Critic of Public Affairs, writing about art, theatre, music and politics

Our new place in Europe must be closer to Britain

The real headache facing the Government, as ministers like Leo Varadkar have indicated, is not the Budget. Other ministers are less sure of themselves about what will happen at the forthcoming EU summit and whether or not we can screw our courage to the sticking point as the euro crisis deepens. But the summit is very much our crisis as much as everyone else's and recognising this as well as knowing what to do about it overshadows our lives as nothing before has done.

Moreover, we are as much part of the solution as Germany is, and whereas Germany represents herself as being on a special level, enjoying the solitary splendour of supremacy and dictating the non-democratic terms of its fiscal empire, we are representative of a majority of the other nations.

Prodigal, ill-governed, foolish, greedy, blind and above all fearful, we are the norm. We should be standing together, with the majority, both of Mediterranean member states and of central European and Atlantic states. But we are not. Our foolish espousal of one failed attempt after another to create a safe market economy capable of sustaining that market's currency is likely to lead us into a parallel error in the immediate future. And this will be reinforced by our small and humble contribution to the debate. The broad terms have been foreshadowed and the contradictions in them are not reassuring. It is hard to see how we will get any fast-tracking to boost growth and job creation.

A central problem, against which we should be fighting tooth and nail, is the unhappy marriage between the so-called 'leaders' of the EU, and the member countries they so insolently rule. We have had more than a dozen failed policies, all more or less designed to cut down the spending of the debtor nations.

How this will transform into the 'fast-tracking' Enda Kenny hopes for is bewildering. We are acutely familiar with this problem of failed policies, due to the bovine political stupidity that a) failed to regulate the banks, b) then led us into equally stupid failure to understand how to manage the banks, then c) the granting of an open-ended guarantee, and finally, d) giving in to the bailout.

A year on, we are still behoven to this sequence, still in thrall to our grubby little troika of bureaucrats, and still of a humour to welcome the next instalment of restrictive measures totally ill-suited to Ireland's needs. We must change this -- firstly by blocking treaty change if we can.

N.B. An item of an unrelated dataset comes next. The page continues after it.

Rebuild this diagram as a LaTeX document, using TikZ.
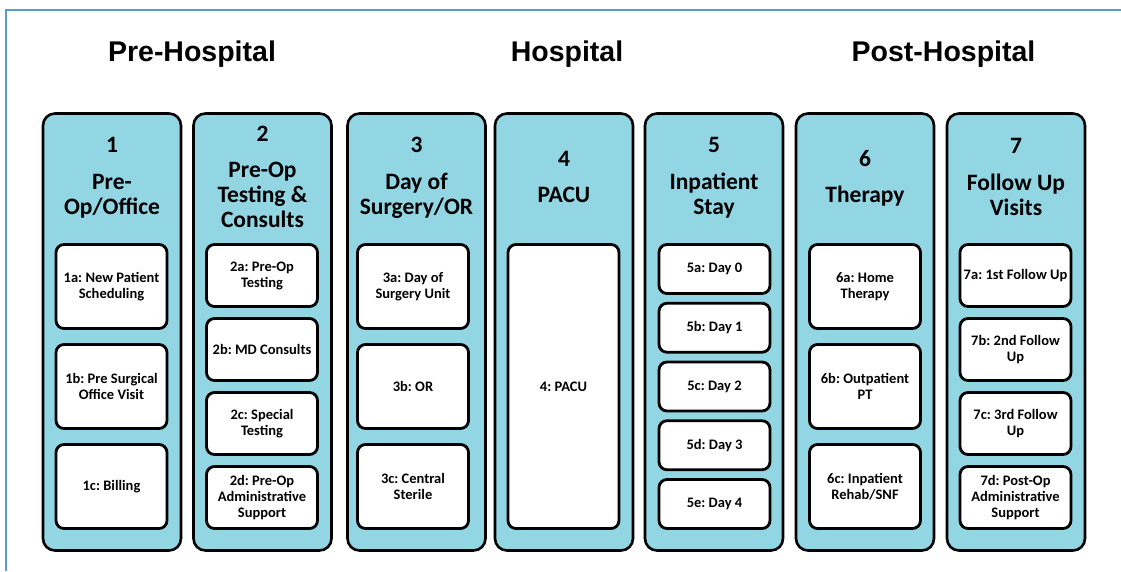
\documentclass[tikz,border=0pt]{standalone}
\usepackage{fontspec}
\setmainfont{Carlito}
\newfontfamily\headfont{Liberation Sans}
\definecolor{colfill}{RGB}{146,214,228}
\definecolor{framecol}{RGB}{91,155,213}
\frenchspacing
\begin{document}
\begin{tikzpicture}[x=1pt,y=-1pt,
  col/.style={draw=black, line width=2.6pt, fill=colfill, rounded corners=12pt,
    minimum width=138pt, minimum height=437pt, inner sep=0pt},
  sub/.style={draw=black, line width=2.8pt, fill=white, rounded corners=8pt,
    minimum width=111pt, inner sep=0pt, align=center,
    font=\bfseries\fontsize{14.5}{16}\selectfont},
  s3/.style={sub, minimum height=84pt},
  s4/.style={sub, minimum height=62pt},
  s5/.style={sub, minimum height=49pt},
  coltitle/.style={align=center, inner sep=0pt,
    font=\bfseries\fontsize{23.5}{25}\selectfont},
  phase/.style={anchor=base, inner sep=0pt,
    font=\headfont\bfseries\fontsize{28.5}{30}\selectfont}
]
\useasboundingbox (0,0) rectangle (1121,571);
% frame
\coordinate (fbl) at (6,571);
\coordinate (ftl) at (6,10);
\coordinate (ftr) at (1121,10);
\draw[framecol, line width=1.4pt] (fbl) -- (ftl) -- (ftr);
% phase headings
\node[phase] (ph1) at (192,61) {Pre-Hospital};
\node[phase] (ph2) at (567,61) {Hospital};
\node[phase] (ph3) at (943.5,61) {Post-Hospital};
% columns
\node[col] (c1) at (112,332) {};
\node[col] (c2) at (262.5,332) {};
\node[col] (c3) at (416.5,332) {};
\node[col] (c4) at (564,332) {};
\node[col] (c5) at (714,332) {};
\node[col] (c6) at (865,332) {};
\node[col] (c7) at (1016,332) {};
% column titles
\node[coltitle] (t1) at (112,178) {1\\[12pt]Pre-\\Op/Office};
\node[coltitle] (t2) at (262.5,177) {2\\[11pt]Pre-Op\\Testing \&\\Consults};
\node[coltitle] (t3) at (416.5,178) {3\\[12pt]Day of\\Surgery/OR};
\node[coltitle] (t4) at (564,177) {4\\[11pt]PACU};
\node[coltitle] (t5) at (714,178) {5\\[12pt]Inpatient\\Stay};
\node[coltitle] (t6) at (865,178) {6\\[11pt]Therapy};
\node[coltitle] (t7) at (1016,177) {7\\[12pt]Follow Up\\Visits};
% column 1
\node[s3] (b1a) at (111.5,286.5) {1a: New Patient\\Scheduling};
\node[s3] (b1b) at (111.5,386.5) {1b: Pre Surgical\\Office Visit};
\node[s3] (b1c) at (111.5,486.5) {1c: Billing};
% column 2
\node[s4] (b2a) at (262,275.5) {2a: Pre-Op\\Testing};
\node[s4] (b2b) at (262,349.5) {2b: MD Consults};
\node[s4] (b2c) at (262,423.5) {2c: Special\\Testing};
\node[s4] (b2d) at (262,497.5) {2d: Pre-Op\\Administrative\\Support};
% column 3
\node[s3] (b3a) at (413,286.5) {3a: Day of\\Surgery Unit};
\node[s3] (b3b) at (413,386.5) {3b: OR};
\node[s3] (b3c) at (413,486.5) {3c: Central\\Sterile};
% column 4
\node[sub, minimum height=284pt] (b4) at (563.5,386.5) {4: PACU};
% column 5
\node[s5] (b5a) at (714.5,269) {5a: Day 0};
\node[s5] (b5b) at (714.5,327.75) {5b: Day 1};
\node[s5] (b5c) at (714.5,386.5) {5c: Day 2};
\node[s5] (b5d) at (714.5,445.25) {5d: Day 3};
\node[s5] (b5e) at (714.5,504) {5e: Day 4};
% column 6
\node[s3] (b6a) at (865,286.5) {6a: Home\\Therapy};
\node[s3] (b6b) at (865,386.5) {6b: Outpatient\\PT};
\node[s3] (b6c) at (865,486.5) {6c: Inpatient\\Rehab/SNF};
% column 7
\node[s4] (b7a) at (1015.5,275.5) {7a: 1st Follow Up};
\node[s4] (b7b) at (1015.5,349.5) {7b: 2nd Follow\\Up};
\node[s4] (b7c) at (1015.5,423.5) {7c: 3rd Follow\\Up};
\node[s4] (b7d) at (1015.5,497.5) {7d: Post-Op\\Administrative\\Support};
\end{tikzpicture}
\end{document}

Secondly, by insisting on an expansionist course. We have every justification for this. Largely without our involvement we have witnessed one after another of the EU 'solutions', all of them based on the strategy of reducing spending and controlling borrowing.

Is there a small businessman in Ireland, an unemployed person, a shopkeeper, a restaurant-owner, a farmer or smallholder, a taxi driver or service worker, who does not grasp easily and succinctly the devastating impact this Brussels strategy has had on us and on the majority of EU nations?

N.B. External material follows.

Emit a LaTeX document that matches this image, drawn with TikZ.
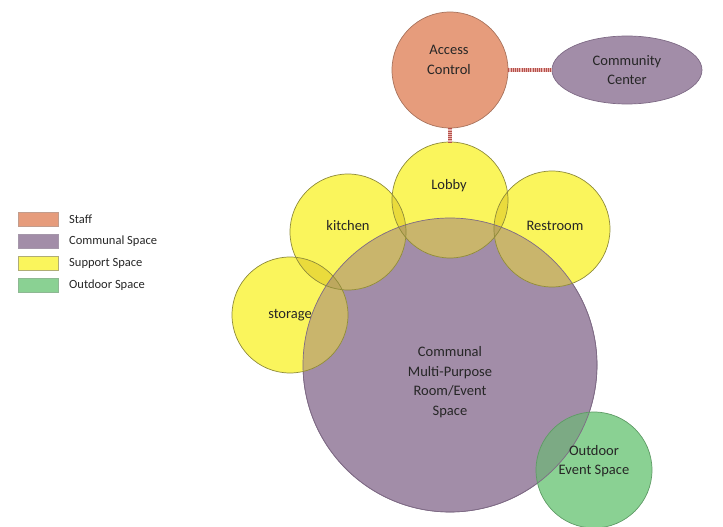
\documentclass[tikz,border=0pt]{standalone}
\usepackage{fontspec}
\setmainfont{Carlito}
\usetikzlibrary{shapes.geometric}
\definecolor{staffF}{HTML}{E69C7C}
\definecolor{staffD}{HTML}{A8735C}
\definecolor{purpF}{HTML}{A28DA8}
\definecolor{purpD}{HTML}{7E6A85}
\definecolor{yelF}{HTML}{FAF55C}
\definecolor{yelD}{HTML}{8E8A3A}
\definecolor{yelYel}{HTML}{EADB3C}
\definecolor{tanF}{HTML}{C9B56C}
\definecolor{tanD}{HTML}{BDA85E}
\definecolor{grnF}{HTML}{8AD193}
\definecolor{grnD}{HTML}{5E9A65}
\definecolor{grnP}{HTML}{7CAA84}
\definecolor{linkred}{HTML}{B5504A}
\definecolor{linkpink}{HTML}{E8B4B0}
\begin{document}
\begin{tikzpicture}[x=1pt,y=-1pt,
  room/.style={circle, inner sep=0pt, minimum size=116pt, line width=0.7pt},
  lbl/.style={font=\fontsize{14.5}{19.5}\selectfont, align=center, text=black!85, inner sep=0pt},
  legbox/.style={rectangle, minimum width=40pt, minimum height=14pt, inner sep=0pt, line width=0.6pt},
  legtxt/.style={font=\fontsize{12.5}{15}\selectfont, anchor=west, text=black!85, inner sep=0pt},
  link/.style={line width=4pt, draw=linkred, dash pattern=on 1.1pt off 1.1pt, preaction={draw=linkpink, solid, line width=4pt}}]
\useasboundingbox (0,0) rectangle (723,527);

% centres
\coordinate (cP) at (450,365);
\coordinate (cG) at (594,470);
\coordinate (cL) at (450,200);
\coordinate (cK) at (348,232);
\coordinate (cR) at (552,229);
\coordinate (cS) at (290,315);

% ---- fills ----
\fill[purpF] (cP) circle[radius=147];
\draw[purpD, line width=0.6pt] (cP) circle[radius=147];
\fill[grnF] (cG) circle[radius=58];
\begin{scope}
  \clip (cP) circle[radius=147];
  \fill[grnP] (cG) circle[radius=58];
\end{scope}
\foreach \c in {cL,cK,cR,cS}{\fill[yelF] (\c) circle[radius=58];}
\begin{scope}
  \clip (cP) circle[radius=147];
  \foreach \c in {cL,cK,cR,cS}{\fill[tanF] (\c) circle[radius=58];}
\end{scope}
\foreach \a/\b in {cS/cK,cK/cL,cL/cR}{
  \begin{scope}
    \clip (\a) circle[radius=58];
    \fill[yelYel] (\b) circle[radius=58];
  \end{scope}
  \begin{scope}
    \clip (\a) circle[radius=58];
    \clip (cP) circle[radius=147];
    \fill[tanD] (\b) circle[radius=58];
  \end{scope}
}

% ---- named shapes (outlines) ----
\node[room, draw=purpD, minimum size=294pt] (hall) at (cP) {};
\node[room, draw=grnD] (outdoor) at (cG) {};
\node[room, draw=yelD] (lobby) at (cL) {};
\node[room, draw=yelD] (kitchen) at (cK) {};
\node[room, draw=yelD] (restroom) at (cR) {};
\node[room, draw=yelD] (storage) at (cS) {};
\node[room, draw=staffD, fill=staffF] (access) at (450,70) {};
\node[ellipse, inner sep=0pt, minimum width=150pt, minimum height=68pt, draw=purpD, fill=purpF, line width=0.7pt] (community) at (627,70) {};

% ---- connectors ----
\draw[link] (access) -- (community);
\draw[link] (access) -- (lobby);

% ---- labels ----
\node[lbl] (accessT) at (449,60) {Access\\Control};
\node[lbl] (communityT) at (627,70) {Community\\Center};
\node[lbl] (lobbyT) at (449,186) {Lobby};
\node[lbl] (kitchenT) at (348,226) {kitchen};
\node[lbl] (restroomT) at (555,226) {Restroom};
\node[lbl] (storageT) at (290,315) {storage};
\node[lbl] (hallT) at (450,382) {Communal\\Multi-Purpose\\Room/Event\\Space};
\node[lbl] (outdoorT) at (594,461) {Outdoor\\Event Space};

% ---- legend ----
\node[legbox, fill=staffF, draw=staffD!70] (lg1) at (38,219) {};
\node[legbox, fill=purpF, draw=purpD!70] (lg2) at (38,241) {};
\node[legbox, fill=yelF, draw=yelD!70] (lg3) at (38,263) {};
\node[legbox, fill=grnF, draw=grnD!70] (lg4) at (38,285) {};
\node[legtxt] (lt1) at (69,219) {Staff};
\node[legtxt] (lt2) at (69,241) {Communal Space};
\node[legtxt] (lt3) at (69,263) {Support Space};
\node[legtxt] (lt4) at (69,285) {Outdoor Space};
\end{tikzpicture}
\end{document}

This baleful and increasingly restrictive basic policy has an iron hand of austerity behind it: reduce spending, control borrowing, make countries take on collective EU debts that have derived from bank indiscipline and live within our means. We cannot do that and the result of this -- despite the good effort by the present Government here -- is universally recognised.

It took a clutch of central banks around the world to restore a small measure of confidence into the markets in terms that had the drama of third-rate public relations behind it. It helped shares, it offered lifelines of a sort to banks, it did not change people's convictions about the fact that Europe is heading for recession and the euro is still under pressure. It was all done under the policy umbrella of restrictions on spending, the cornerstone of Angela Merkel's own strategy.

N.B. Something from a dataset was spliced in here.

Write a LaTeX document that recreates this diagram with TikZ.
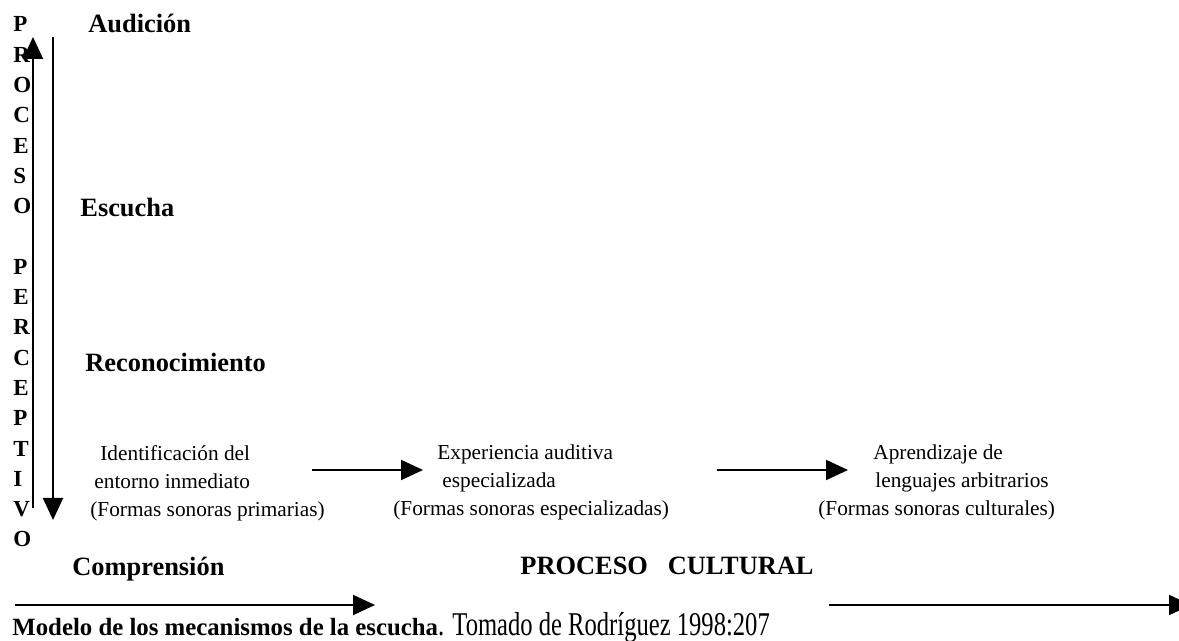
\documentclass[tikz,border=0pt]{standalone}
\usepackage{fontspec}
\setmainfont{Liberation Serif}
\usepackage{graphicx}
\usetikzlibrary{arrows.meta, positioning}

\begin{document}
\begin{tikzpicture}[x=0.5pt, y=-0.5pt,
        lbl/.style = {inner sep=0pt, anchor=base west, font=\fontsize{13.2}{15}\selectfont\bfseries},
        txt/.style = {inner sep=0pt, anchor=base west, align=left, font=\fontsize{10.65}{14.15}\selectfont},
        arr/.style = {line width=1pt, -{Triangle[length=11pt, width=10pt]}} ]
      \useasboundingbox (0,0) rectangle (1179,641);
      % eje vertical
      \node[inner sep=0pt, anchor=base west, align=left, font=\fontsize{11.5}{15.15}\selectfont\bfseries] (perc) at (13,547)
        {P\\R\\O\\C\\E\\S\\O\\\mbox{}\\P\\E\\R\\C\\E\\P\\T\\I\\V\\O};
      \coordinate (upS) at (33,508);
      \coordinate (upE) at (33,37);
      \coordinate (dnS) at (53,37);
      \coordinate (dnE) at (53,520);
      \draw[arr] (upS) -- (upE);
      \draw[arr] (dnS) -- (dnE);
      \node[lbl] (aud) at (88,33) {Audición};
      \node[lbl] (esc) at (80,217) {Escucha};
      \node[lbl] (rec) at (85,372) {Reconocimiento};
      \node[lbl] (comp) at (72,576) {Comprensión};
      \node[lbl] (cult) at (520,575) {PROCESO\ \ \ CULTURAL};
      % formas sonoras
      \node[txt] (ident) at (90,517) {\hspace*{5pt}Identificación del\\\hspace*{2pt}entorno inmediato\\(Formas sonoras primarias)};
      \node[txt] (exper) at (393,516) {\hspace*{22pt}Experiencia auditiva\\\hspace*{24.5pt}especializada\\(Formas sonoras especializadas)};
      \node[txt] (apren) at (818,516) {\hspace*{27.5pt}Aprendizaje de\\\hspace*{28.5pt}lenguajes arbitrarios\\(Formas sonoras culturales)};
      \coordinate (h1S) at (312,470);
      \coordinate (h1E) at (423,470);
      \coordinate (h2S) at (717,470);
      \coordinate (h2E) at (848,470);
      \draw[arr] (h1S) -- (h1E);
      \draw[arr] (h2S) -- (h2E);
      % flechas inferiores
      \coordinate (b1S) at (15,605);
      \coordinate (b1E) at (375,605);
      \coordinate (b2S) at (829,605);
      \coordinate (b2E) at (1191,605);
      \draw[arr] (b1S) -- (b1E);
      \draw[arr] (b2S) -- (b2E);
      \node[inner sep=0pt, anchor=base west, font=\fontsize{12.4}{14}\selectfont] (capt) at (12,636)
        {\textbf{Modelo de los mecanismos de la escucha}\scalebox{1}[1.35]{\fontsize{12.3}{14}\selectfont. Tomado de Rodríguez 1998:207}};
    \end{tikzpicture}
\end{document}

As the 'New York Times' columnist, Paul Krugman, wrote on Friday last, "Although Europe's leaders continue to insist that the problem is too much spending in debtor nations, the real problem is too little spending in Europe as a whole. And their efforts to fix matters by demanding ever harsher austerity have played a major role in making the situation worse".

Part of what the EU is doing is to cover up its own flagrant abuse of power up to the 2008 crisis. This was also attempted by Fianna Fail. Corrupted over economic controls, expenditure controls, mortgage conditions, a devilish pact with developers -- whom they later crucified -- they led us into the abyss. And they were led to do it by the EU. We compounded this by helping the EU to create, under the Lisbon Treaty, a form of government that contained no democratic answerability. And we reaped an EU vengeance we did not deserve.

We need the kneejerk set of restrictions on credit and spending lifted. Our trading partners and customers need it as well. And if we do not get it, or something approaching it, there is no realistic place left for us within the eurozone.

There is, of course, a place in Europe. But it should be closer to Britain. It is interesting that last week's intervention by Jacques Delors -- who shares with Garret FitzGerald some of the burden of blame for thinking up and introducing the euro in the first place -- made the point that the British quite properly believed from the start that a single European central bank, together with a currency, but without a single democratic European state responsible for it, was inherently unstable.

Britain, not being in the euro -- enviably for us -- is not 'sharing the burden'. But it is hurting them and poses a threat.

The alternative course for Ireland, still seen as unrealistic by a significant majority, is to join Britain and the other non-euro members of the EU. The debate on this is led by Constantin Gurdgiev. His fundamental views favour a rethink of Europe's economy before it faces oblivion, and also, he insists, before we get any more ritualistic and ponderous plans to deal with the crisis. What passes for leadership, he believes, is currently boring us with meaningless statements of the obvious, followed by vacuous summits.

We face one now. There are no signs that the Government either recognises the gravity of the crisis that could engulf us or has thought through and debated the central issue.

I can do no better than use Mr Gurdgiev's words: "Europe requires a radical rethink of the way we approach economic growth, a model for social development and a political system with democratic accountability. Barring that, it's the proverbial dustbin of history for the Grand Project."